Dopo una pellicola riuscita che lo ha consacrato Autore come Il capitale umano e dopo quella americana come Ella & John, Paolo Virzì si è sentito finalmente libero, anche in termini produttivi, di proporre quello che probabilmente sentiva come il film della sua vita. Il soggetto di Notti magiche, che come spesso accade funziona soltanto nella mente del suo ideatore, è infatti da rintracciare in un monologo, anche già abbastanza confuso, che lo stesso regista propose in occasione della commemorazione di Ettore Scola presso la Casa del Cinema di Roma nel gennaio del 2016 (chi c’era ricorderà). Fin dalla comparsa in scena dei tre “eroi” si capisce che qualcosa non va e non andrà. Non va perché i tre personaggi sono scritti malissimo, tagliati con l’accetta e stereotipati, con in bocca frasi da canovaccio e non da sceneggiatura, indi alquanto insopportabili. Non andrà quando, in una sorta di snobismo sinistroide, inizieranno a scorrere i protagonisti di quel finale di stagione chiamati tutti solo per nome, qualcuno anche cambiato per non turbarne la memoria, ma non per cognome, quasi a dire: “Io c’ero, voi no!”. Il problema è che all’ennesimo Ettore, Federico, Fulvio (leggi Furio?), se il cinefilo già arranca, lo spettatore ha già lasciato la sala imprecando altri nomi ancora, probabilmente di santi.

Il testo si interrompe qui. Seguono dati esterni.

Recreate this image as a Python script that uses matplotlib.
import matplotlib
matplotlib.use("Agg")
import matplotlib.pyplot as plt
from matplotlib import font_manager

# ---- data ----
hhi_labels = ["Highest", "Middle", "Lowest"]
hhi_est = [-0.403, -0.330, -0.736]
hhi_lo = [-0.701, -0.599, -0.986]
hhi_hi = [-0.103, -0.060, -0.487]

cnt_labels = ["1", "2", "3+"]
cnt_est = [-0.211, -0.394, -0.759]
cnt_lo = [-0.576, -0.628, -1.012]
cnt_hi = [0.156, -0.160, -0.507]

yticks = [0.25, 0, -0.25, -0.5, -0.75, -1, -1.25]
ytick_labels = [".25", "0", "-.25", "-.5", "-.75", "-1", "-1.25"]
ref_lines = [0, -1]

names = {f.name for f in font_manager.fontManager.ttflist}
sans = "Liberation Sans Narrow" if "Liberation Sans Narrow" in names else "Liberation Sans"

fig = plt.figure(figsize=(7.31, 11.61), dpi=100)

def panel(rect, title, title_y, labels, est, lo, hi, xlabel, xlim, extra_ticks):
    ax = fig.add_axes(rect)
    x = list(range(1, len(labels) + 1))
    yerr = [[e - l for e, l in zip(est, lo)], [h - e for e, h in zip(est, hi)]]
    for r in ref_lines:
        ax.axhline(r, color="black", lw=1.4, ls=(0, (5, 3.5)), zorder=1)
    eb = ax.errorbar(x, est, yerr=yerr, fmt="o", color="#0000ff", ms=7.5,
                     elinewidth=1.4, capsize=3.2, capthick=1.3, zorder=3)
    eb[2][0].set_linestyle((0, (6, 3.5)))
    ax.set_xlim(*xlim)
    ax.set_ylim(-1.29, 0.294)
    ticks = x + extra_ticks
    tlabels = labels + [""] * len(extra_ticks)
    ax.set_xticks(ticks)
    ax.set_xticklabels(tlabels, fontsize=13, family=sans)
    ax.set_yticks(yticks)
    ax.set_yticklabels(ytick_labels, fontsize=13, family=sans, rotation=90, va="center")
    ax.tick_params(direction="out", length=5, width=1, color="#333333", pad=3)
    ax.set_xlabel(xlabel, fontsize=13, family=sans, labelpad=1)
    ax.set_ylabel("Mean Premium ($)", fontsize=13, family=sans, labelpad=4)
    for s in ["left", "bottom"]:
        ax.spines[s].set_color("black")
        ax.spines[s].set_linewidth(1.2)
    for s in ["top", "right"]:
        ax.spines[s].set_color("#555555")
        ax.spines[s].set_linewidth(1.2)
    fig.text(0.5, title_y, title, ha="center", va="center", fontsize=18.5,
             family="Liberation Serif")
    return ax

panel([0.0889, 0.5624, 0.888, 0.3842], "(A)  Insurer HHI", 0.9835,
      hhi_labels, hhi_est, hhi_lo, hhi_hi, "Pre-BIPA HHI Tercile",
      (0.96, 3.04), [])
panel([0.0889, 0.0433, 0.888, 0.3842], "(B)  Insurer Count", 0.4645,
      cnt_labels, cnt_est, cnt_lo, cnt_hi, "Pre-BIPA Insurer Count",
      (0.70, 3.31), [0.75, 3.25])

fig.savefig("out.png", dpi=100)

Virzì si avventura in un’operazione nostalgia sul tenue filo del giallo e dal sapore più che autobiografico, il che funzionerebbe pure se i tre giovani finalisti del premio Solinas (in cui non è difficile scorgere più o meno i tre sceneggiatori, Virzì stesso, Piccolo e l’Archibugi) non venissero alla fine disconosciuti e quindi “dotati di vita propria”, ripresentati in un tempo attuale in cui hanno ormai abbandonato il cinema e uno pure questo mondo.

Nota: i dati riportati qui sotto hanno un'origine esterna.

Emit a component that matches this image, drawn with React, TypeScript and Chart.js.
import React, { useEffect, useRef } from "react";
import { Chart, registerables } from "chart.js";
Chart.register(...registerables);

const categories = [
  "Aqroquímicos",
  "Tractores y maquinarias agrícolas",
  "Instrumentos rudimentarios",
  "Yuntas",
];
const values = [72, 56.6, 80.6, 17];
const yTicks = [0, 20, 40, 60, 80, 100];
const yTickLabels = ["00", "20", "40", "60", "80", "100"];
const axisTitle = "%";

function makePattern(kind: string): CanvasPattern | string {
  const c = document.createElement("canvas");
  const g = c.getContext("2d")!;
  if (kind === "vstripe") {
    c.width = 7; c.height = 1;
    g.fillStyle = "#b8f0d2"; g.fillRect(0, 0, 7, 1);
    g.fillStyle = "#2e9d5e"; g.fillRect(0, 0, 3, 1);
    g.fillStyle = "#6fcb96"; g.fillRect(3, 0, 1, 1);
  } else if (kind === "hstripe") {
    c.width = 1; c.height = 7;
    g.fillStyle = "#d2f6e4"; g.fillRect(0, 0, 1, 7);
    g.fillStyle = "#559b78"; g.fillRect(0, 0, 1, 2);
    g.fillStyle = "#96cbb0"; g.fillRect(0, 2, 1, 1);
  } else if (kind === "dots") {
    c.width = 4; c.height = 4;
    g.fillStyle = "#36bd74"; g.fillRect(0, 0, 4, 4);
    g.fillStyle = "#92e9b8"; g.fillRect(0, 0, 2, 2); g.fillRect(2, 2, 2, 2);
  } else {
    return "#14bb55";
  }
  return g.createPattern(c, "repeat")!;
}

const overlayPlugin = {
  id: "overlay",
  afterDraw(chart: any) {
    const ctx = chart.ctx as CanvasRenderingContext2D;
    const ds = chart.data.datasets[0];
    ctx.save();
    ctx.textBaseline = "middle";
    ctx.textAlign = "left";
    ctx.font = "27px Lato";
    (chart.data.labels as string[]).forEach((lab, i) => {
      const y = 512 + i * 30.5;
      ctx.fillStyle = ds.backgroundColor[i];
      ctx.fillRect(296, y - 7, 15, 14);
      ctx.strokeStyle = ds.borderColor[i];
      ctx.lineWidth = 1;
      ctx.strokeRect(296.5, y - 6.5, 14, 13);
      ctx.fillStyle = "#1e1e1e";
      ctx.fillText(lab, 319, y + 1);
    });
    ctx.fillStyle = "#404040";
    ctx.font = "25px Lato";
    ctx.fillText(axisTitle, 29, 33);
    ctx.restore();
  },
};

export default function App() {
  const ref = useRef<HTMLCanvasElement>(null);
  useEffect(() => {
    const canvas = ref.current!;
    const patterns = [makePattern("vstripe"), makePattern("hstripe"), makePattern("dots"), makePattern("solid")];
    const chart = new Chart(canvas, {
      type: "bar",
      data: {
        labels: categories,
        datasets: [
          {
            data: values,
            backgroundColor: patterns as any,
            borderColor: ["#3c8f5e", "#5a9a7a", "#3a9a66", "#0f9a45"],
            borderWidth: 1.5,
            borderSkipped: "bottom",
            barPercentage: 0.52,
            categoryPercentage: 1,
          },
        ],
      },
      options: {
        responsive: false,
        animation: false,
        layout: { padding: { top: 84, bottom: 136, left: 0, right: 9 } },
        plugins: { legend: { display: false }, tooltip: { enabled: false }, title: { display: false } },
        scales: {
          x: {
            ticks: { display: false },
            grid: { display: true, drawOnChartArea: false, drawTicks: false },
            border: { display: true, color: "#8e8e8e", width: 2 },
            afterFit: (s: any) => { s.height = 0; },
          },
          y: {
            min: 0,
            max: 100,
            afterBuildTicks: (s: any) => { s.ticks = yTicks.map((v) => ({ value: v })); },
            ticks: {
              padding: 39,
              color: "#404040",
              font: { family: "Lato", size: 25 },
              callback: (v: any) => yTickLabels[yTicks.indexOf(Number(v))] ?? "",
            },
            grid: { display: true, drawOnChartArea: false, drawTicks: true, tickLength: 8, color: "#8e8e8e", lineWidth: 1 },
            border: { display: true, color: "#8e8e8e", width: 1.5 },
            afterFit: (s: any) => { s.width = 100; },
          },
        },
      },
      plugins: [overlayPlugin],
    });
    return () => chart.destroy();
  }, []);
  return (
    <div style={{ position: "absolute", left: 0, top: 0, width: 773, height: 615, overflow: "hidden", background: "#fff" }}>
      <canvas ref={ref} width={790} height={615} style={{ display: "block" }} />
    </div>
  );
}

Anche l’autore di quel seminale La bella vita, aka Dimenticare Piombino, film originato proprio in quelle notti magiche, ha insomma voluto concedersi, sbrodolandosi completamente addosso e procedendo a briglia troppo sciolta, il suo La grande bellezza, scimmiottandolo un po’, forse dimenticando che la stessa pellicola a sua volta omaggiava (e scimmiottava) La dolce vita di Federico (Fellini). Il tutto avviene sopra una martellante colonna sonora del fratello Carlo, clonata dal Rota appunto felliniano. Il risultato è che i girotondi dell’autore di 8 e 1/2 si trasformano in baraonde e in un caos per niente vitale, dove si ride un po’, ma spesso ci si annoia, con pochi momenti veramente riusciti.

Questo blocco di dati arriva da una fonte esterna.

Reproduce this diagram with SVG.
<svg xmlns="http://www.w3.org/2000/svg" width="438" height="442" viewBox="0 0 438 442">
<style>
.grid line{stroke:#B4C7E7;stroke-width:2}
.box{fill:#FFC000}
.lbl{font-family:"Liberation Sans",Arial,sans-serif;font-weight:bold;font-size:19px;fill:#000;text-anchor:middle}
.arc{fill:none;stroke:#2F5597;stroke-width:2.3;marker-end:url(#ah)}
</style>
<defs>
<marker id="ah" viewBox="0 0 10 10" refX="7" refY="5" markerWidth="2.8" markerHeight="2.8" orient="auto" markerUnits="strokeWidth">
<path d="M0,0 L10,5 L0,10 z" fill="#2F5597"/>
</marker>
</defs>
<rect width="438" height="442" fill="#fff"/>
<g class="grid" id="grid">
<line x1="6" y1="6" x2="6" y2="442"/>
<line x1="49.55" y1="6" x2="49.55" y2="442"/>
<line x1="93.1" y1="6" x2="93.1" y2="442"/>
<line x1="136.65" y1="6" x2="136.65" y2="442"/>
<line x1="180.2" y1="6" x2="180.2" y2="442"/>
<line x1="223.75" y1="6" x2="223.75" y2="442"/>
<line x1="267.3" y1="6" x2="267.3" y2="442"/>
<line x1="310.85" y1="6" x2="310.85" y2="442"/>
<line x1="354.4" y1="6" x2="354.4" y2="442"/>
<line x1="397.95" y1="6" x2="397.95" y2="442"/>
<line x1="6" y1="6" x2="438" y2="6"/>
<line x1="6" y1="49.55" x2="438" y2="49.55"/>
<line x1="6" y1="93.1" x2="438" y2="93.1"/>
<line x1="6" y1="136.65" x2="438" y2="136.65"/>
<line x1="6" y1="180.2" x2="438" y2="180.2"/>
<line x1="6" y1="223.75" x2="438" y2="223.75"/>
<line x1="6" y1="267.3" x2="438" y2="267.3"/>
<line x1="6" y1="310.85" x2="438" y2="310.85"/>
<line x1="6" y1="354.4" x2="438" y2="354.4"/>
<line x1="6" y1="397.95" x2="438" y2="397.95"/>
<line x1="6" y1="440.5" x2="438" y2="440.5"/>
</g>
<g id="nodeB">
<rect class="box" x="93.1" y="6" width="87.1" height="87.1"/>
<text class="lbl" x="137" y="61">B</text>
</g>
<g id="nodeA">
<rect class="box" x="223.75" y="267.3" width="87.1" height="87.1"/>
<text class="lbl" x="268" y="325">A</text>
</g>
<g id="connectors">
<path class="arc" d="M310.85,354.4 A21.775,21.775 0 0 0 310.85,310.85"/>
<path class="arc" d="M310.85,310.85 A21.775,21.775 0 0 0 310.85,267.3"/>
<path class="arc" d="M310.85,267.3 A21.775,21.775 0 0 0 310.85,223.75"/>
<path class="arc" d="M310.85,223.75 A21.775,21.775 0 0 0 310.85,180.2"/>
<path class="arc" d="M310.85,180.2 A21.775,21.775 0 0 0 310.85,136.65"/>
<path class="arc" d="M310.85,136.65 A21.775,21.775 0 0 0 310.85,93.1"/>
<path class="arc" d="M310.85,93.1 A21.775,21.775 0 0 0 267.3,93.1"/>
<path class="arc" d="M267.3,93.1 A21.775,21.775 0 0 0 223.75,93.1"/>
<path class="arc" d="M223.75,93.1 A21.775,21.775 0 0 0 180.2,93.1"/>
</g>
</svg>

Notti magiche è il ritratto di un’Italia cialtrona, non più e non meno di quella d’oggi, con la morale finale per ogni cineasta in erba, enunciata nientepopodimeno che dal carabiniere, figura storica di tanto cinema e televisione italici, col volto di Paolo Sassanelli: quel “guardare fuori dalla finestra”. Che suona falso e stonato dopo che un regista più che affermato per due ore non ha fatto altro che guardare al di qua di quella finestra.